## Stated goal
Starting at the first line of the data, please print exactly those lines through the one that holds "import pandas as pd", omitting every picture.

----

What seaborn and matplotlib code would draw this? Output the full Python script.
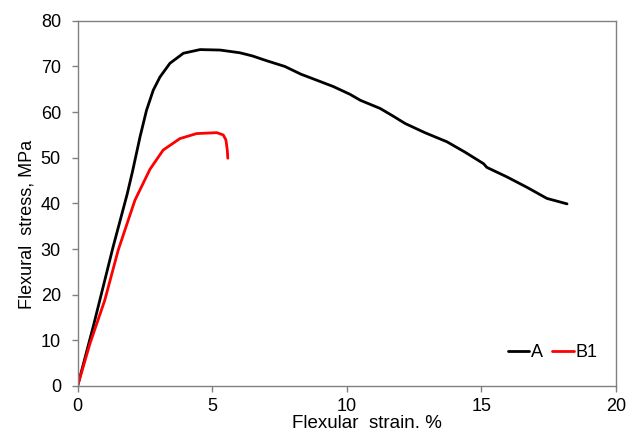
import matplotlib
matplotlib.use("Agg")
import matplotlib.pyplot as plt
import seaborn as sns
import pandas as pd

# Series A
a_strain = [0, 0.58, 1.32, 1.84, 2.04, 2.32, 2.56, 2.81, 3.06, 3.43, 3.93, 4.55, 5.29,
            6.03, 6.5, 7.0, 7.7, 8.3, 8.88, 9.5, 10.12, 10.5, 11.24, 11.7, 12.17, 12.9,
            13.72, 14.4, 15.08, 15.2, 15.95, 16.7, 17.43, 18.18]
a_stress = [0, 13, 30.5, 42, 47.0, 54.6, 60.4, 64.8, 67.7, 70.7, 72.9, 73.7, 73.6,
            73.0, 72.3, 71.3, 70.0, 68.3, 67.0, 65.6, 63.9, 62.6, 60.8, 59.2, 57.5, 55.5,
            53.5, 51.2, 48.7, 47.9, 45.8, 43.5, 41.1, 39.9]

# Series B1
b_strain = [0, 0.46, 1.01, 1.51, 2.13, 2.69, 3.18, 3.8, 4.42, 5.17, 5.41, 5.51, 5.56, 5.58]
b_stress = [0, 9.3, 18.8, 29.8, 40.7, 47.5, 51.7, 54.2, 55.3, 55.5, 55.0, 53.9, 51.7, 49.9]

x_ticks = [0, 5, 10, 15, 20]
y_ticks = [0, 10, 20, 30, 40, 50, 60, 70, 80]

df = pd.concat([
    pd.DataFrame({"strain": a_strain, "stress": a_stress, "series": "A"}),
    pd.DataFrame({"strain": b_strain, "stress": b_stress, "series": "B1"}),
], ignore_index=True)

sns.set_style("white")
plt.rcParams["font.family"] = ["Liberation Sans", "DejaVu Sans"]
plt.rcParams["text.color"] = "black"
plt.rcParams["axes.labelcolor"] = "black"
plt.rcParams["xtick.color"] = "black"
plt.rcParams["ytick.color"] = "black"

fig = plt.figure(figsize=(6.36, 4.34), dpi=100)
ax = fig.add_axes([0.122, 0.1106, 0.8466, 0.8414])

sns.lineplot(data=df, x="strain", y="stress", hue="series", sort=False,
             palette={"A": "black", "B1": "#ff0000"}, linewidth=2.0, ax=ax,
             estimator=None)
for ln in ax.get_lines():
    ln.set_solid_joinstyle("round")
    ln.set_solid_capstyle("round")

ax.set_xlim(0, 20)
ax.set_ylim(0, 80)
ax.set_xticks(x_ticks)
ax.set_yticks(y_ticks)
ax.tick_params(axis="both", direction="out", length=4, width=1, color="#808080",
               labelcolor="black", labelsize=13, left=True, bottom=True)
ax.tick_params(axis="y", pad=8)
ax.tick_params(axis="x", pad=5)
for s in ax.spines.values():
    s.set_color("#808080")
    s.set_linewidth(1.0)
    s.set_visible(True)

ax.set_xlabel("Flexular  strain. %", fontsize=13.5, labelpad=0)
ax.set_ylabel("Flexural  stress, MPa", fontsize=13, labelpad=4)
ax.xaxis.label.set_x(0.537)
ax.yaxis.label.set_y(0.4435)

leg = ax.legend(loc="lower right", bbox_to_anchor=(0.979, 0.049), ncol=2, frameon=False,
                fontsize=13, handlelength=1.2, handletextpad=0.1, columnspacing=0.5,
                borderaxespad=0)
for h in leg.get_lines():
    h.set_linewidth(2.0)

fig.savefig("out.png", dpi=100)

----

## Result
What seaborn and matplotlib code would draw this? Output the full Python script.
import matplotlib
matplotlib.use("Agg")
import matplotlib.pyplot as plt
import seaborn as sns
import pandas as pd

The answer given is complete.